Chaos and its quantization in dynamical Jahn-Teller systems

TL;DR

This paper explores quantum chaos in Jahn-Teller systems by analyzing how anharmonicity induces chaos, affecting electronic properties and magnetic responses in crystal systems.

Contribution

It demonstrates the transition from regular to chaotic behavior in Jahn-Teller systems due to anharmonicity and studies its impact on electronic and magnetic properties.

Findings

Transition from Poisson to Wigner level statistics with increasing anharmonicity

Chaoticity causes irregular oscillations in the magnetic g-factor

Anharmonic potential induces nonintegrability and chaos in the system

Abstract

We investigate the $E_g \otimes e_g$ Jahn-Teller system for the purpose to reveal the nature of quantum chaos in crystals.
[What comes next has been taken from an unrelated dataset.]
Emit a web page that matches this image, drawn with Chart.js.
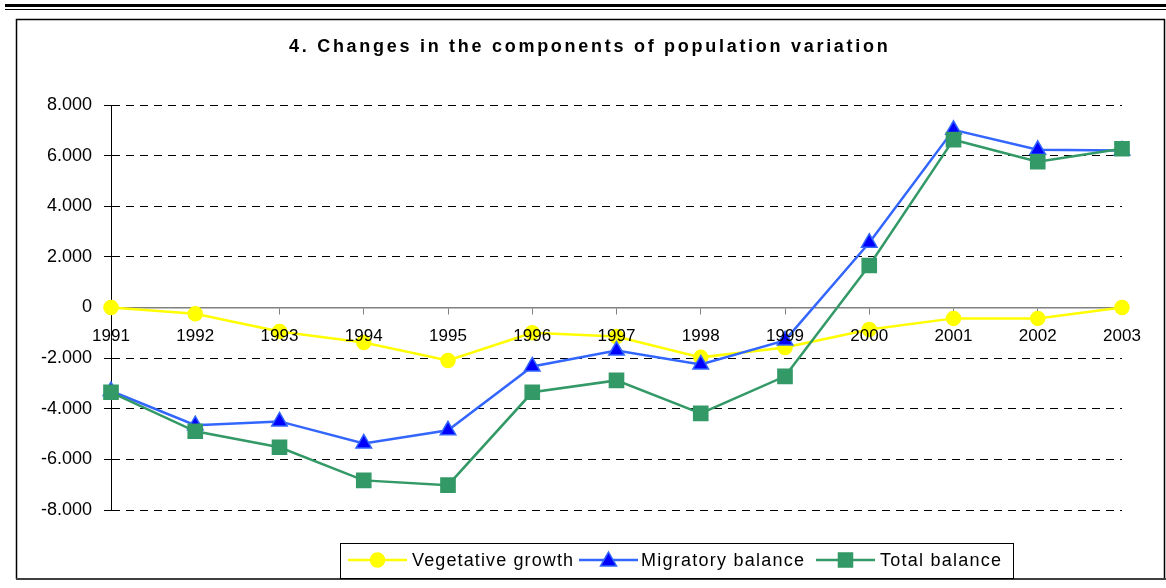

This system simulates the interaction between the nuclear vibrational modes and the electronic motion in non-Kramers doublets for multiplets of transition-metal ions. Inclusion of the anharmonic potential due to the trigonal symmetry in crystals makes the system nonintegrable and chaotic. Besides the quantal analysis of the transition from Poisson to Wigner level statistics with increasing the strength of anharmonicity, we study the effect of chaos on the electronic orbital angular momentum and explore the magnetic $g$-factor as a function of the system's energy. The regular oscillation of this factor changes to a rapidly-decaying irregular oscillation by increasing the anharmonicity (chaoticity).